Human, financial and infrastructural capital on such a scale had not been invested in the country’s health sector earlier. Its implementation received a boost after the private sector was co-opted as a partner.
Surya Clinic was started by an organisation called Janani that has been offering family planning services for a fee in Bihar and Jharkhand since 1996.
“After NRHM, the dynamics changed and we decided to stop conducting institutional deliveries because our core competence lay in family planning," said Ranjit Banerjee, general manager of Janani.
Thereafter, Janani’s clinic and its social marketing arm were merged; it created Surya Health Promoters (SHPs) to generate clients at the block level for the district clinics, which perform male and female sterilizations, abortions and offer contraception and counselling services. Its motto: “Let every child be wanted."
However, while the service improved vastly, Surya Clinic would charge for it. For example it would charge Rs1,000 for a sterilization. That is when the central government stepped in and formed an alliance with Surya Clinic under NRHM. The hospital stopped charging its patients and was instead paid Rs1,500 for every sterilization it performed.
The outcome was dramatic: The number of sterilizations rose from 2,382 in 2007-08 to 13,896 in 2008-09 and 29,208 at the end of January in 2009-10. And this despite the fact that a sterilization in a government facility would entitle a woman to Rs600 while no such compensation is paid at Surya Clinic.

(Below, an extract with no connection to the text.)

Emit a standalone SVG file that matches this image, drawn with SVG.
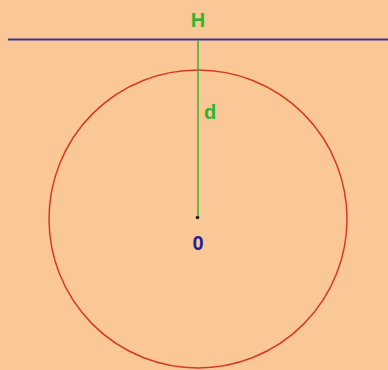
<svg xmlns="http://www.w3.org/2000/svg" width="388" height="370" viewBox="0 0 388 370">
<style>
.t{font-family:"Liberation Sans",Arial,sans-serif;font-weight:bold;font-size:20px;text-anchor:middle}
</style>
<rect width="388" height="370" fill="#fac896"/>
<g id="circle"><circle cx="198" cy="219" r="149" fill="none" stroke="#d93a1e" stroke-width="1.5"/></g>
<g id="lineH"><line x1="8" y1="39.5" x2="388" y2="39.5" stroke="#3b3496" stroke-width="2"/></g>
<g id="connectors"><line x1="198" y1="40" x2="198" y2="217" stroke="#3cb032" stroke-width="1.5"/></g>
<g id="center"><circle cx="197.5" cy="217.5" r="1.8" fill="#222"/></g>
<text class="t" x="198" y="27" fill="#2eb52e">H</text>
<text class="t" x="210" y="119" fill="#2eb52e">d</text>
<text class="t" x="198" y="250" fill="#2a1a9a">0</text>
</svg>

From conducting 0.79% of the total sterilizations in Bihar in 2007-08, Janani at the end of January this year accounted for 13.6% of the surgeries.
A success story
The key to its success has been the combination of the government’s financial support through the NRHM and the service delivery capability of the non-profit agency. While state funding ensured free services to the rural population, it also enabled Janani to expand the SHP network.
“NRHM opened up the entry of private sector in partnership for health care delivery. Janani has been able to go to the district level, unlike any other non-government organisation," said Shejo Bose, programme director at Janani.
This may be because Janani’s model mirrors the government’s perspective in rural health care, but excels it in terms of delivery, particularly with respect to outreach. Like the government, Janani too has a clinic in almost every district, each run by a district manager.
To generate clients Janani takes recourse to SHPs, while the government model depends on so-called accredited social health activist, or ASHA, who brings in the patients. Although both follow a cash incentive model, SHPs have been far more effective. At the same time, the government model has built up huge arrears in terms of incentives promised to patients.
Under NRHM, for every institutional delivery, the client is paid Rs1,400. A sum of Rs600 goes to the ASHA. In Raghopur block, a sum of nearly Rs20 lakh has still not been paid out. “There are at least 100 cases who haven’t received this incentive payment," says Pawan Kumar, accountant at the PHC.
“Money not reaching the people on time is one big problem. We are trying to expedite it," says Sanjay Kumar, mission director (NRHM), State Health Society, Bihar. Kumar is now exploring the possibility of evolving a PPP model for timely payment of the incentive money.
More importantly, the PPP model has for the first time offered a choice--even at the village level--to the people living in the 35 districts of Bihar and Jharkhand where Janani operates.
Maniya Devi, 35, a resident of Hajipur, Vaishali, has nine children. Despite being aware of the fact that she could have had her sterilization performed in a government hospital and received monetary compensation, she opted for Surya Clinic.
“I don’t care about the money," she says, lying on her bed at the Surya Clinic in Hajipur block of Vaishali district. “Here, everything is clean and nice. The government facilities are dirty, ill-equipped and not very pleasant."